The sixth film produced by Hammer since the studio’s relaunch in 2007 (though owned by various consortia, it had been dormant as a production company since the mid-80s), ‘The Quiet Ones’ is set in 1974 and for the most part – kudos to cinematographer Mátyás Erdély – looks like it was made that year. Ironically, 1974 was a year in which Hammer, more than ever before, was struggling to retain its market share in amongst experimental counter-culture fare, blaxploitation classics and American and Italian exploitationers that were grittier and gorier than Hammer’s stable of writers and directors would ever have striven for. It was the year of ‘Frankenstein and the Monster from Hell’ and ‘The Legend of the 7 Golden Vampires’.

The aesthetic of ‘The Quiet Ones’ is about as far as you could imagine from these lurid but curiously cosy entries in the canon. I’d like to be able to make a case for comparing it to ‘The Quatermass Experiment’ (it does feature an experiment) or ‘Straight on Till Morning’ (much of the action is confined to a single house), but I’d probably be pushing it a bit.

And again, I’m writing about anything but the film I’m supposed to be reviewing!

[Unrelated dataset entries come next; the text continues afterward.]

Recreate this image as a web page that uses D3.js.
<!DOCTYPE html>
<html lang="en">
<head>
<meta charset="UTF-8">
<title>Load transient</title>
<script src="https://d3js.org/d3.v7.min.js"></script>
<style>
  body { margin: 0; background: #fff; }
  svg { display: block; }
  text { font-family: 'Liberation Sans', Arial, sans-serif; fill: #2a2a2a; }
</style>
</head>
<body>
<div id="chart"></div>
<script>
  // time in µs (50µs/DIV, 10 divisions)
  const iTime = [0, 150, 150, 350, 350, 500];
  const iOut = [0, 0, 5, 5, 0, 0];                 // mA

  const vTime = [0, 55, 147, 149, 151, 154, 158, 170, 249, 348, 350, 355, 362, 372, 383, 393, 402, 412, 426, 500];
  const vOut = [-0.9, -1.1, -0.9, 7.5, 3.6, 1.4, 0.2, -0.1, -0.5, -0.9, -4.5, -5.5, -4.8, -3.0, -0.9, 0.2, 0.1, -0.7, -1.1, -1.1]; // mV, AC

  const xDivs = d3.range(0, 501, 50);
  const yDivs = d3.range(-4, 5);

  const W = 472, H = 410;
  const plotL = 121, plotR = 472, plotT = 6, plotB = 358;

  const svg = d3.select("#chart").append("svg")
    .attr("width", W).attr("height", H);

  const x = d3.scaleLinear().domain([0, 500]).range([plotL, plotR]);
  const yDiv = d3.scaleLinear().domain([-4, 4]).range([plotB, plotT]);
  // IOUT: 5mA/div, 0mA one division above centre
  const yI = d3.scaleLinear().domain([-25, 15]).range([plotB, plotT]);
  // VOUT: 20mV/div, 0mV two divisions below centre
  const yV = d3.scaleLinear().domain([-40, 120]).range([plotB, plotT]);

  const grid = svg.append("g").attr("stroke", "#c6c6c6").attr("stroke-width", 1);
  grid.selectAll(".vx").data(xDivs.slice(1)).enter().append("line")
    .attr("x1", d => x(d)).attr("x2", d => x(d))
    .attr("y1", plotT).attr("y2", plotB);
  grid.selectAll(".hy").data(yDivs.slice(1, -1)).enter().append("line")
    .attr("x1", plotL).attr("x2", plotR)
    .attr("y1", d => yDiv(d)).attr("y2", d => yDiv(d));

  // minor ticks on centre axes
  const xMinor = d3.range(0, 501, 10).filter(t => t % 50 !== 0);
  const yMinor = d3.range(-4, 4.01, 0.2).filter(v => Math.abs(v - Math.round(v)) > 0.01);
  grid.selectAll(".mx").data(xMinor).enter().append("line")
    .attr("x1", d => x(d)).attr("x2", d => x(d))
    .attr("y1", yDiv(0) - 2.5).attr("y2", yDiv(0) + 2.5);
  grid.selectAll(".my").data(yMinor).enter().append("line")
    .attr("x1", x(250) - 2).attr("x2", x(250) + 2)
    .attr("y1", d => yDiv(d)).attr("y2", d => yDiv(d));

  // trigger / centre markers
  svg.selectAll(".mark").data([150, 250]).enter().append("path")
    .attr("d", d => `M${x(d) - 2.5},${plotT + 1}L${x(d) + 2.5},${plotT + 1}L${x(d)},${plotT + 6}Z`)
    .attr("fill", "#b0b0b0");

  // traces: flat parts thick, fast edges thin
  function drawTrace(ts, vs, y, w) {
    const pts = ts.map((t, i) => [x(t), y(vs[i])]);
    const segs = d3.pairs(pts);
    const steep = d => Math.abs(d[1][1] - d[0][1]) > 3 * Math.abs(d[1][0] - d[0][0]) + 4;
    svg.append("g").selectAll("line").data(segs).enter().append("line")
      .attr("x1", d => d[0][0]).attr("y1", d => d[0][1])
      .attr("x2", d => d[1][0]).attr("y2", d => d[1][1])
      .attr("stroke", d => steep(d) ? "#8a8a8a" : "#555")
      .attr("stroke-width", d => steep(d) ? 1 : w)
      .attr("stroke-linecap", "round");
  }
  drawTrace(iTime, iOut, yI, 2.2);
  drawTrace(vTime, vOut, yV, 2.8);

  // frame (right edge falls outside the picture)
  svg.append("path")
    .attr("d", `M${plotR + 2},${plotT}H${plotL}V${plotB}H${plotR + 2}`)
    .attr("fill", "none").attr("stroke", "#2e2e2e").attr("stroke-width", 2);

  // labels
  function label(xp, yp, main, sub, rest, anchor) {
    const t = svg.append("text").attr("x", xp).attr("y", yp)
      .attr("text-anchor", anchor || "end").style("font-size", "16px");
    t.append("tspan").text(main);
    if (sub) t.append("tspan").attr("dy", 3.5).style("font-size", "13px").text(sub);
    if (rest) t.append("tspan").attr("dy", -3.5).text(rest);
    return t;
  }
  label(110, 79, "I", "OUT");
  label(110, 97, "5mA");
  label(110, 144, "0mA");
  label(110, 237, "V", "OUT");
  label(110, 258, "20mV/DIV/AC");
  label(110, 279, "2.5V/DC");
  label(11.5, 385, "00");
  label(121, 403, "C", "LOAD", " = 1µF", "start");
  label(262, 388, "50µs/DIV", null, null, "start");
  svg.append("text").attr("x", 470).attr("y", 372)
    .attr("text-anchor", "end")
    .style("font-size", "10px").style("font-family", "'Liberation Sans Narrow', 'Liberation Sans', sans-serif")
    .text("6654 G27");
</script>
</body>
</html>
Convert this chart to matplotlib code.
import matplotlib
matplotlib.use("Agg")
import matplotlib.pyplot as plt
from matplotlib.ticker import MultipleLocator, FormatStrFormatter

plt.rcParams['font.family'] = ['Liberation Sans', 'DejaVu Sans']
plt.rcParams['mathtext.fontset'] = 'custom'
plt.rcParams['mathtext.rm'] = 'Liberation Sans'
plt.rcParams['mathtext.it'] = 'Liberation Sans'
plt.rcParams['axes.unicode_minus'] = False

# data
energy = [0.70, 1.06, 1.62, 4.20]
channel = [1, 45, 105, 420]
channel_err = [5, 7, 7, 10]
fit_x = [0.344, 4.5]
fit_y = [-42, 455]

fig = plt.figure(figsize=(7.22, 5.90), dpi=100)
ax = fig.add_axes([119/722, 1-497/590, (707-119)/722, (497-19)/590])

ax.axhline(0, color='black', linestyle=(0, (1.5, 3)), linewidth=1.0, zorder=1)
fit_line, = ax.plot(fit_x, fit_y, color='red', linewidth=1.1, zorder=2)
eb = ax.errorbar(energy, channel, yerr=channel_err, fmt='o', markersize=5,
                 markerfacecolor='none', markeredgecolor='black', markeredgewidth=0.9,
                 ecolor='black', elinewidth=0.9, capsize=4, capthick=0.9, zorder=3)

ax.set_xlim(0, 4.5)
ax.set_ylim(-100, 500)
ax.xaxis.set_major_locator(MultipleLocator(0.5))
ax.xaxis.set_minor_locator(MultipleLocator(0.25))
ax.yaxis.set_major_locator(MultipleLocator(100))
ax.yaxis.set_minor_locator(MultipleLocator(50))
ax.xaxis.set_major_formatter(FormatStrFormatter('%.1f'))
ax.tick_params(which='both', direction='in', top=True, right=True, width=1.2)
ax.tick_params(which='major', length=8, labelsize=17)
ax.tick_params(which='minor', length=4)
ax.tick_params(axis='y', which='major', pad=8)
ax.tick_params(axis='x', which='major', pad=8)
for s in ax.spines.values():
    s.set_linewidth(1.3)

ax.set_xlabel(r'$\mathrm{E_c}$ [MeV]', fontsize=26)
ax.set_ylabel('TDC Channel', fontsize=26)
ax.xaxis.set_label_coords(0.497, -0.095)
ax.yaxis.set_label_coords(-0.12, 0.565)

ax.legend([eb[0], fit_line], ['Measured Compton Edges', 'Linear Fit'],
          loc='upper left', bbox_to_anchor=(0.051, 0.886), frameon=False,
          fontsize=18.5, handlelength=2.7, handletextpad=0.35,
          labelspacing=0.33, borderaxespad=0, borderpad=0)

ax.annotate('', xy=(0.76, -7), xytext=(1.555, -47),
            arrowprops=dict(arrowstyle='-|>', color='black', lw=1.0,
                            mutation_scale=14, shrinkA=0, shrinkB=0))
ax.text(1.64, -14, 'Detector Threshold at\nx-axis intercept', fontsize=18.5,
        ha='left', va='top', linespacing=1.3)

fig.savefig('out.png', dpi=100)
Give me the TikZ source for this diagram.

Okay. Deep breath. ‘The Quiet Ones’ is about a university professor Joseph Coupland (Harris) and his research assistants – the romantically involved Harry Abrams (Rory Fleck Byrne) and Kristina Dalton (Erin Richards) – who are joined by film student and cameraman for hire Brian McNeil (Claflin) as they seek to find a scientific rationale for the disturbed and possibly supernatural behaviours exhibited by Jane Harper (Cooke). Coupland is a suave academic, self-assured to the point of arrogance, and Harry and Kristina are in thrall to him … Kristina to the point of going behind Harry’s back with him. Brian is the outsider: a sceptic, unimpressed by Coupland and increasingly sympathetic to Jane, whom he sees less as a potential danger to herself and others than Coupland’s meal-ticket to grants and academic acclaim.

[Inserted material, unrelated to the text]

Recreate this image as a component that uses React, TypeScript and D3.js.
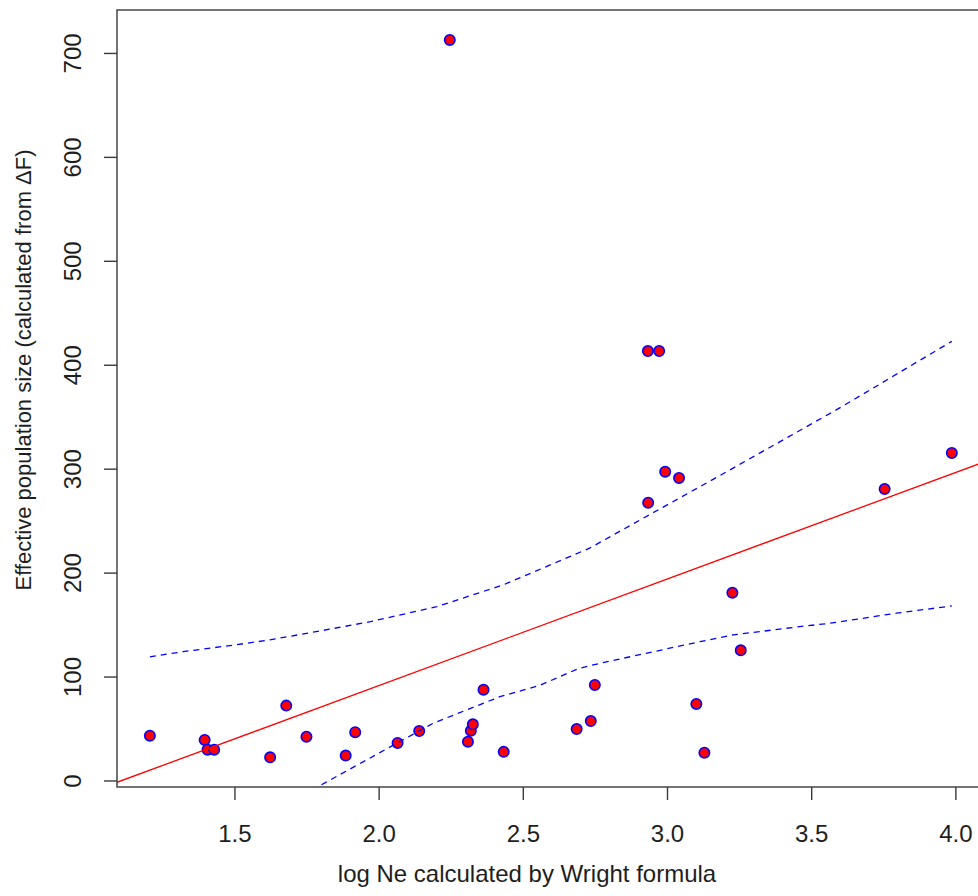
import React from "react";
import * as d3 from "d3";

// Data
const logNe = [
  1.205, 1.395, 1.405, 1.428, 1.622, 1.678, 1.748, 1.884, 1.917, 2.064, 2.139,
  2.245, 2.308, 2.318, 2.325, 2.362, 2.432, 2.685, 2.734, 2.748, 2.932, 2.971,
  2.933, 2.992, 3.04, 3.1, 3.128, 3.225, 3.254, 3.753, 3.986,
];
const effNe = [
  43.6, 39.5, 30.1, 30.1, 22.8, 72.5, 42.6, 24.4, 46.9, 36.6, 48.1, 713, 37.8,
  48.4, 54.5, 87.8, 28, 50, 57.7, 92.4, 413.7, 413.7, 267.8, 297.6, 291.5, 74.1,
  27.2, 181.2, 125.7, 281, 315.6,
];
const fitCoef = [-113.1, 102.5]; // intercept, slope

const upperX = [1.205, 1.32, 1.5, 1.62, 1.8, 1.97, 2.2, 2.43, 2.73, 2.904, 3.175, 3.585, 3.712, 3.828, 3.986];
const upperY = [119.5, 124.4, 130.9, 135.7, 144.6, 153.3, 167.7, 188.6, 224, 251, 292.8, 357, 377.8, 397, 423];
const lowerX = [1.7, 1.788, 1.956, 2.187, 2.419, 2.557, 2.69, 2.765, 3.112, 3.227, 3.458, 3.562, 3.793, 3.986];
const lowerY = [-19, -5.5, 20.2, 55.5, 81.1, 92, 108, 113.2, 134, 140.5, 148.5, 151.7, 161.4, 168.4];

const xTicks = [1.5, 2.0, 2.5, 3.0, 3.5, 4.0];
const yTicks = [0, 100, 200, 300, 400, 500, 600, 700];

const xDomain = [1.091, 4.101];
const yDomain = [-5.8, 741.8];

export default function App() {
  const W = 978;
  const H = 896;
  const L = 117, T = 10, R = 985, B = 787;
  const x = d3.scaleLinear().domain(xDomain).range([L, R]);
  const y = d3.scaleLinear().domain(yDomain).range([B, T]);
  const font = "'Liberation Sans', Arial, sans-serif";
  const txt = "#1e1e1e";
  const axisCol = "#3a3a3a";

  const line = d3
    .line<[number, number]>()
    .x((d) => x(d[0]))
    .y((d) => y(d[1]));
  const upper = line(upperX.map((v, i) => [v, upperY[i]] as [number, number]));
  const lower = line(lowerX.map((v, i) => [v, lowerY[i]] as [number, number]));
  const fitPts: [number, number][] = xDomain.map((v) => [v, fitCoef[0] + fitCoef[1] * v]);
  const fit = line(fitPts);

  return (
    <svg
      width={W}
      height={H}
      style={{ position: "absolute", left: 0, top: 0, background: "#fff" }}
      fontFamily={font}
    >
      <defs>
        <clipPath id="plotClip">
          <rect x={L} y={T} width={R - L} height={B - T} />
        </clipPath>
      </defs>
      <rect x={0} y={0} width={W} height={H} fill="#fff" />
      <g clipPath="url(#plotClip)">
        {logNe.map((v, i) => (
          <circle key={i} cx={x(v)} cy={y(effNe[i])} r={5.2} fill="#ff0000" stroke="#0000ff" strokeWidth={1.6} />
        ))}
        <path d={fit || ""} fill="none" stroke="#ff0000" strokeWidth={1.3} />
        <path d={upper || ""} fill="none" stroke="#0000ff" strokeWidth={1.3} strokeDasharray="6,5" />
        <path d={lower || ""} fill="none" stroke="#0000ff" strokeWidth={1.3} strokeDasharray="6,5" />
      </g>
      <rect x={L} y={T} width={R - L} height={B - T} fill="none" stroke={axisCol} strokeWidth={1.4} />
      {xTicks.map((t) => (
        <g key={t}>
          <line x1={x(t)} x2={x(t)} y1={B} y2={B + 13} stroke={axisCol} strokeWidth={1.4} />
          <text x={x(t)} y={842} textAnchor="middle" fontSize={24} fill={txt}>
            {t.toFixed(1)}
          </text>
        </g>
      ))}
      {yTicks.map((t) => (
        <g key={t}>
          <line x1={L - 13} x2={L} y1={y(t)} y2={y(t)} stroke={axisCol} strokeWidth={1.4} />
          <text
            transform={`translate(81,${y(t)}) rotate(-90)`}
            textAnchor="middle"
            fontSize={24}
            fill={txt}
          >
            {t}
          </text>
        </g>
      ))}
      <text x={527} y={882} textAnchor="middle" fontSize={24} fill={txt}>
        log Ne calculated by Wright formula
      </text>
      <text
        transform={`translate(31,370) rotate(-90)`}
        textAnchor="middle"
        fontSize={22}
        fill={txt}
      >
        Effective population size (calculated from ΔF)
      </text>
    </svg>
  );
}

Divisions and distrust and hardwired into the group dynamic from the outside; factor in the pressure cooker of the single location (a mouldering old house the group move to after the university essentially distance themselves from Coupland), McNeil’s resentment as Coupland’s experiments on Jane become more extreme, and the weird events that start happening as Jane (or the thing within her) responds angrily towards Coupland’s provocations.

For much of the 93-minute running time, writer/director John Pogue keeps ‘The Quiet Ones’ on a slow boil. Then things reach the tipping point, McNeil quits being a passive protagonist (asking questions on the audience’s behalf and reacting with either confusion or moral outrage but without actually challenging or steering the narrative) and starts doing some digging into both Coupland and Jane’s backgrounds. Revelations and recontextualisations pile up, with only minutes left. At which point the film goes off the rails. Not disastrously, not irretrievably, but the tone changes and characters start behaving according to the dictates of a script that suddenly wants to wrap everything up immediately if not sooner. Careful characterisation and slow burn tension is junked in favour of melodrama. A potentially terrifying denouement is glossed over in favour of an obvious twist.

Shame, really. Another pass at the script and a couple of days reshoots on a less hamfisted ending and it could have been quite the Hammer revival.